◆ **Written instruction**
Using the records that follow, reproduce exactly the lines starting at the line containing "Write a LaTeX" and ending at the line containing "(baser) at (613.5,112);". Include both end lines and no pictures.

◆ **Dataset records**
##########

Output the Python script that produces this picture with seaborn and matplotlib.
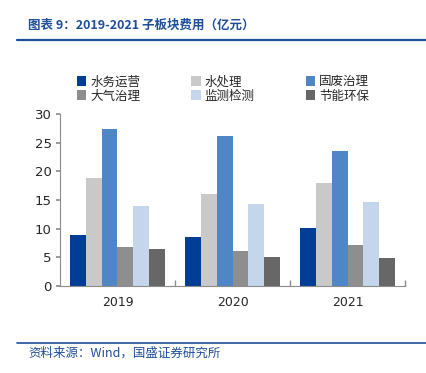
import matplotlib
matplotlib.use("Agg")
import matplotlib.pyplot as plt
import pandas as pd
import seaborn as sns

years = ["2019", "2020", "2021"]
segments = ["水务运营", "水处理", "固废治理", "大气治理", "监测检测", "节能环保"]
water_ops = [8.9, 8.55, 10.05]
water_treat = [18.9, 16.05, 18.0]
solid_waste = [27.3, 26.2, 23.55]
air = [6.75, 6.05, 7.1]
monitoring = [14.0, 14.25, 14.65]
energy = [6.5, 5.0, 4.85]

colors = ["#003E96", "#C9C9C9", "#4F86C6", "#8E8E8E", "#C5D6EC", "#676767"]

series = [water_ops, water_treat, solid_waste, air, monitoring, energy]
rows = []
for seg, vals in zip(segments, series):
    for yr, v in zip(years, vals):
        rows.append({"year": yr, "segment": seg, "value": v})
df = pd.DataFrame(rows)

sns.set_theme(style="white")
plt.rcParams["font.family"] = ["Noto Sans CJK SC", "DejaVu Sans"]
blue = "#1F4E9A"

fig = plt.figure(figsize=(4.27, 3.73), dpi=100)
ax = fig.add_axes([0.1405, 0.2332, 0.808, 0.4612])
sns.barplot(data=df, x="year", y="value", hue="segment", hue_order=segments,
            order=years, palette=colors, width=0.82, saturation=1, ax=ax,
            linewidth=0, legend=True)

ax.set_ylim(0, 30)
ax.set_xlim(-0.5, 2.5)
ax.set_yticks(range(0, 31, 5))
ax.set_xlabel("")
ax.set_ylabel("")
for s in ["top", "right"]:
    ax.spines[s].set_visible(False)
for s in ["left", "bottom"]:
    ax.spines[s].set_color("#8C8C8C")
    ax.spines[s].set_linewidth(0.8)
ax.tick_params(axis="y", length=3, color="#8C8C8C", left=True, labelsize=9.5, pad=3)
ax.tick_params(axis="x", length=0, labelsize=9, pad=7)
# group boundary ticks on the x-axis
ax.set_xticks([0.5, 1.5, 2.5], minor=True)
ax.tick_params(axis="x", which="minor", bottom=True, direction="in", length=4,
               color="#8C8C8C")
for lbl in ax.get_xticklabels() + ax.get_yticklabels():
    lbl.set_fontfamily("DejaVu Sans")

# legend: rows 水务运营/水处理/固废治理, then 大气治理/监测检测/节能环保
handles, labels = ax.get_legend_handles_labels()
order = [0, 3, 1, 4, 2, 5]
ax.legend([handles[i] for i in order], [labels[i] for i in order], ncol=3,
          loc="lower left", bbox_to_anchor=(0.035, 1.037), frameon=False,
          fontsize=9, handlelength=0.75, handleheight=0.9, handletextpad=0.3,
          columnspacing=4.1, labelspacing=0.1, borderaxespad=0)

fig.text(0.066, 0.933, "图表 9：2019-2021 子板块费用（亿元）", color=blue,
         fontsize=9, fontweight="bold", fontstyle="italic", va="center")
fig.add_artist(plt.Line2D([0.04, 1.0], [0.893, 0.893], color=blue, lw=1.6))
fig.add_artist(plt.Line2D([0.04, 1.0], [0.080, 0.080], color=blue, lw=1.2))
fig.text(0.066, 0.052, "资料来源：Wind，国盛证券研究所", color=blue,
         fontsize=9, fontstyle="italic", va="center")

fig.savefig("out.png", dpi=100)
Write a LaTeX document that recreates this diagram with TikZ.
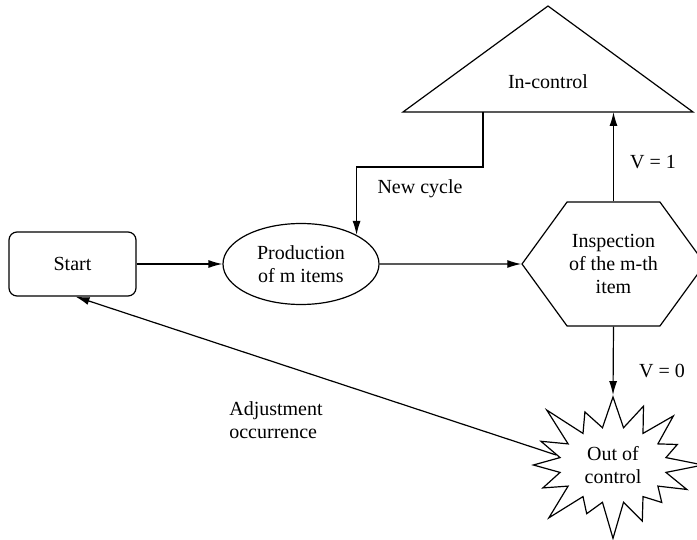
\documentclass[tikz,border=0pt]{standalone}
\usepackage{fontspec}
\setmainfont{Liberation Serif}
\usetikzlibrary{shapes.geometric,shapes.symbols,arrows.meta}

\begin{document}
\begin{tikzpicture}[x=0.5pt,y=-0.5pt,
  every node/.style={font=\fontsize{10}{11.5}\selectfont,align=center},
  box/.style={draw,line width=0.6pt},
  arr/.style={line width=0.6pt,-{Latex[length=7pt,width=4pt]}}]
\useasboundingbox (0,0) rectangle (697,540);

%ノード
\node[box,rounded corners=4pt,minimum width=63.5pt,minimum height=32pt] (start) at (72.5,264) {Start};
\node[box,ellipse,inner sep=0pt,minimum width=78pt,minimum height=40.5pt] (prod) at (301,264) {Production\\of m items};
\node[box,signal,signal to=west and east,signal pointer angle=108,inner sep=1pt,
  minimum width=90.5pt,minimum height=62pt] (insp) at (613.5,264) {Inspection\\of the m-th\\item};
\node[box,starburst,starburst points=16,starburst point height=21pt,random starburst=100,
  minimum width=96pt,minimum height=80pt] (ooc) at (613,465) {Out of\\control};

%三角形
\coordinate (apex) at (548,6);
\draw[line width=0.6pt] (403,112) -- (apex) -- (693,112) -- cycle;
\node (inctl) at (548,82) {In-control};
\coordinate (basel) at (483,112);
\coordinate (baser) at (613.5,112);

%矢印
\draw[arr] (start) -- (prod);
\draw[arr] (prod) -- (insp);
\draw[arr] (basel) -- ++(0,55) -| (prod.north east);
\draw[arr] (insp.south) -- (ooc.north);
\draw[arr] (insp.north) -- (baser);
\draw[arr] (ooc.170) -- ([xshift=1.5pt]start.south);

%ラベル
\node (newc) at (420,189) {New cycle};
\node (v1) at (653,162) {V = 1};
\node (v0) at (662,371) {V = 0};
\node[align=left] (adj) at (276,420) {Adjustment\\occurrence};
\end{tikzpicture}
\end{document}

##########

◆ **Answer to the exercise**
Write a LaTeX document that recreates this diagram with TikZ.
\documentclass[tikz,border=0pt]{standalone}
\usepackage{fontspec}
\setmainfont{Liberation Serif}
\usetikzlibrary{shapes.geometric,shapes.symbols,arrows.meta}

\begin{document}
\begin{tikzpicture}[x=0.5pt,y=-0.5pt,
  every node/.style={font=\fontsize{10}{11.5}\selectfont,align=center},
  box/.style={draw,line width=0.6pt},
  arr/.style={line width=0.6pt,-{Latex[length=7pt,width=4pt]}}]
\useasboundingbox (0,0) rectangle (697,540);

%ノード
\node[box,rounded corners=4pt,minimum width=63.5pt,minimum height=32pt] (start) at (72.5,264) {Start};
\node[box,ellipse,inner sep=0pt,minimum width=78pt,minimum height=40.5pt] (prod) at (301,264) {Production\\of m items};
\node[box,signal,signal to=west and east,signal pointer angle=108,inner sep=1pt,
  minimum width=90.5pt,minimum height=62pt] (insp) at (613.5,264) {Inspection\\of the m-th\\item};
\node[box,starburst,starburst points=16,starburst point height=21pt,random starburst=100,
  minimum width=96pt,minimum height=80pt] (ooc) at (613,465) {Out of\\control};

%三角形
\coordinate (apex) at (548,6);
\draw[line width=0.6pt] (403,112) -- (apex) -- (693,112) -- cycle;
\node (inctl) at (548,82) {In-control};
\coordinate (basel) at (483,112);
\coordinate (baser) at (613.5,112);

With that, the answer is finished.